ADELAIDE.- An exhibition of rarely seen monumental tapestries by celebrated Australian artist Arthur Boyd are on display at The David Roche Foundation House Museum in North Adelaide from 28 April until 2 September.

Curated by Museum Director, Robert Reason, with work generously loaned from The National Gallery of Australia (NGA) collection, the exhibition marks the first time that twelve of Arthur Boyd’s twenty tapestries, which illustrate the life of Saint Francis of Assisi, have been displayed together. Nearly 50 years after their acquisition by the NGA the tapestries are now coming to Adelaide.

Entitled Arthur Boyd: The Life of St Francis the exhibition also includes drawings, pastels and lithographs from the series created by Boyd while in London between 1964 and 1965, after his earlier travels to Italy. Encouraged by fellow artist John Olsen, Boyd had his pastels translated into tapestry cartoons in 1969-70 at the Tapeçarias de Portalegre atelier in Portugal, who then wove the Saint Francis suite under his direction between late 1970 and 1974. Each tapestry measuring 2.5 x 3.0 metres and with a density of 2500 stitches per square metre, explore the universal human conditions of love and pain, sacrifice, and compassion through the artist’s highly original interpretation of the legend of the medieval Italian saint, St. Francis.

Robert Reason, Museum Director said ‘Arthur Boyd’s tapestry commission remains one of Australia’s largest and most ambitious bodies of work and is a remarkable contribution to Australian art and Franciscan history. Boyd delves into Francis’s psyche and through his work the monumental figure of the saint burns bright with spiritual light, at times hungry and devouring, while at others soft and dreamlike in the company of his followers. Devoid of saintly halos and traditional religious iconography, Boyd takes you on a deeply personal journey to consider our humanity and relationship to spirituality, desire, worldly possessions, and our fellow kind.’

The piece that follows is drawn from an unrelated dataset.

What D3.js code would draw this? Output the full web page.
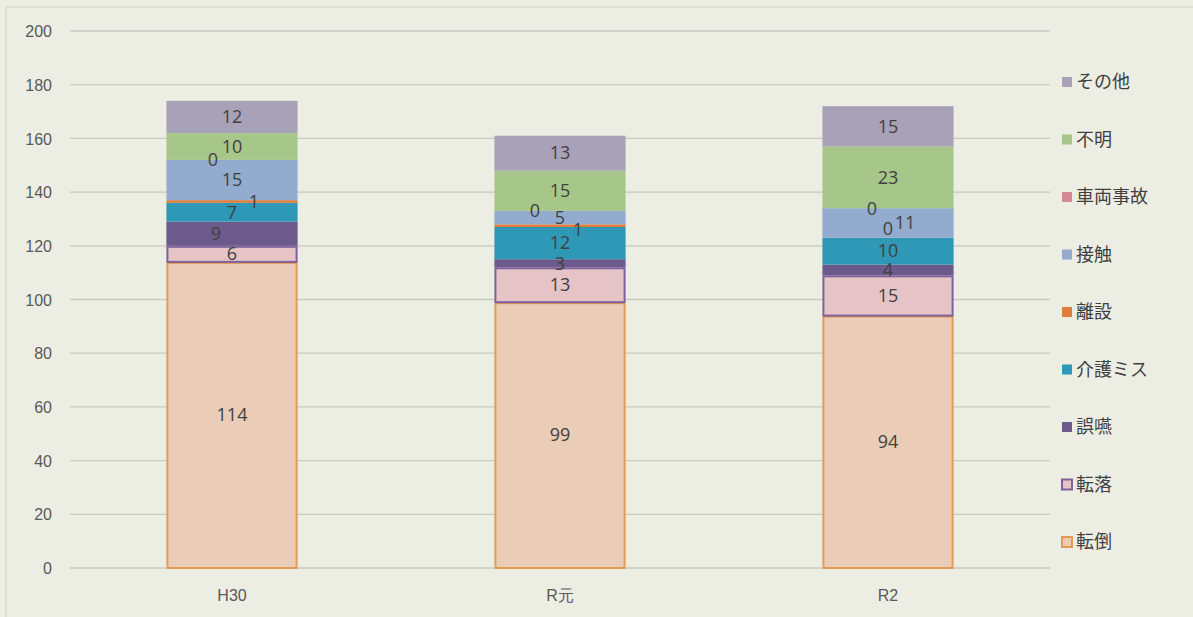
<!DOCTYPE html>
<meta charset="utf-8">
<script src="https://cdn.jsdelivr.net/npm/d3@7"></script>
<style>
body { margin: 0; background: #ecede3; }
svg { display: block; font-family: "Open Sans", "Noto Sans CJK JP", sans-serif; }
.grid line { stroke: #c9cac2; stroke-width: 1.3px; }
.axis text { fill: #595959; font-size: 16px; }
.label { fill: #404040; font-size: 18px; text-anchor: middle; }
.legend text { fill: #404040; font-size: 18px; font-family: "Noto Sans CJK JP", sans-serif; }
</style>
<body>
<script>

let width = 1193,
    height = 617;

// data
let years = ['H30', 'R元', 'R2'];
let categories = ['転倒', '転落', '誤嚥', '介護ミス', '離設', '接触', '車両事故', '不明', 'その他'];
let tentou    = [114, 99, 94];
let tenraku   = [6, 13, 15];
let goen      = [9, 3, 4];
let kaigoMiss = [7, 12, 10];
let risetsu   = [1, 1, 0];
let sesshoku  = [15, 5, 11];
let sharyou   = [0, 0, 0];
let fumei     = [10, 15, 23];
let sonota    = [12, 13, 15];
let yTicks = [0, 20, 40, 60, 80, 100, 120, 140, 160, 180, 200];

let values = [tentou, tenraku, goen, kaigoMiss, risetsu, sesshoku, sharyou, fumei, sonota];

let fills   = ['#ebcdb7', '#e6c3c6', '#6d5a8c', '#2f98b7', '#df7e3c', '#92abcf', '#d38993', '#a7c78a', '#a8a1b8'];
let strokes = ['#e39a55', '#7f629b', null, null, null, null, null, null, null];

// label nudges (Excel style overlap handling)
let nudge = {
  'H30|誤嚥': [-16, 0], 'H30|離設': [22, 0], 'H30|車両事故': [-19, 0],
  'R元|離設': [18, 4], 'R元|車両事故': [-25, 0],
  'R2|接触': [17, 0], 'R2|車両事故': [-16, 0], 'R2|離設': [0, -9]
};

let rows = years.map((y, i) => {
  let r = { year: y };
  categories.forEach((c, j) => r[c] = values[j][i]);
  return r;
});

let svg = d3.select("body").append("svg")
    .attr("width", width)
    .attr("height", height);

// frame
svg.append("rect")
    .attr("x", 6).attr("y", 7)
    .attr("width", width + 10).attr("height", height + 10)
    .attr("fill", "none")
    .attr("stroke", "#d4d5cc")
    .attr("stroke-width", 1.3);

let x = d3.scaleBand()
    .domain(years)
    .range([68, 1052])
    .paddingInner(0.6)
    .paddingOuter(0.3);

let y = d3.scaleLinear()
    .domain([0, 200])
    .range([568, 31]);

svg.append("g")
    .attr("class", "grid")
    .selectAll("line")
    .data(yTicks)
    .enter().append("line")
    .attr("x1", 70).attr("x2", 1050)
    .attr("y1", d => y(d)).attr("y2", d => y(d));

let yAxis = svg.append("g")
    .attr("class", "axis")
    .attr("transform", "translate(52,0)")
    .call(d3.axisLeft(y).tickValues(yTicks).tickSize(0).tickPadding(0));
yAxis.select(".domain").remove();
yAxis.selectAll("text").attr("dy", "0.35em");

let xAxis = svg.append("g")
    .attr("class", "axis")
    .attr("transform", "translate(0,584)")
    .call(d3.axisBottom(x).tickSize(0).tickPadding(6));
xAxis.select(".domain").remove();

let stack = d3.stack().keys(categories);
let layers = stack(rows);

let layer = svg.selectAll(".layer")
    .data(layers)
    .enter().append("g")
    .attr("class", "layer");

layer.selectAll("rect")
    .data(d => d.map(p => ({ key: d.key, idx: d.index, p: p })))
    .enter().append("rect")
    .filter(d => d.p[1] > d.p[0])
    .attr("x", d => x(d.p.data.year) + (strokes[d.idx] ? 1 : 0))
    .attr("width", d => x.bandwidth() - (strokes[d.idx] ? 2 : 0))
    .attr("y", d => y(d.p[1]) + (strokes[d.idx] ? 1 : 0))
    .attr("height", d => y(d.p[0]) - y(d.p[1]) - (strokes[d.idx] ? 1 : 0))
    .attr("fill", d => fills[d.idx])
    .attr("stroke", d => strokes[d.idx] || "none")
    .attr("stroke-width", 2);

svg.append("g")
    .selectAll("text")
    .data(layers.flatMap(l => l.map(p => ({ key: l.key, p: p }))))
    .enter().append("text")
    .attr("class", "label")
    .attr("x", d => x(d.p.data.year) + x.bandwidth() / 2 + (nudge[d.p.data.year + '|' + d.key] || [0, 0])[0])
    .attr("y", d => y((d.p[0] + d.p[1]) / 2) + (nudge[d.p.data.year + '|' + d.key] || [0, 0])[1])
    .attr("dy", "0.35em")
    .text(d => d.p[1] - d.p[0]);

// legend, top item is the last category
let legend = svg.append("g")
    .attr("class", "legend")
    .selectAll("g")
    .data(categories.slice().reverse())
    .enter().append("g")
    .attr("transform", (d, i) => "translate(1062," + (82 + i * 57.5) + ")");

legend.append("rect")
    .attr("x", 0).attr("y", -5)
    .attr("width", 10).attr("height", 10)
    .attr("fill", d => fills[categories.indexOf(d)])
    .attr("stroke", d => strokes[categories.indexOf(d)] || "none")
    .attr("stroke-width", 2);

legend.append("text")
    .attr("x", 14)
    .attr("dy", "0.35em")
    .text(d => d);

</script>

The Saint Francis suite of lithographs also has a connection to Adelaide, with the well-known gallerist Kym Bonython supporting their production and exhibiting them at his Hungry Horse Art Gallery in Sydney in 1966.

During the run of the exhibition in Adelaide, visitors will have the opportunity to hear from Margaret Pont, the leading authority on Arthur Boyd’s St. Francis suite; Leonie Bessant from the Australian Tapestry Workshop; and Jennifer Thompson from Bundanon, the property gifted by Boyd to the nation in 1993.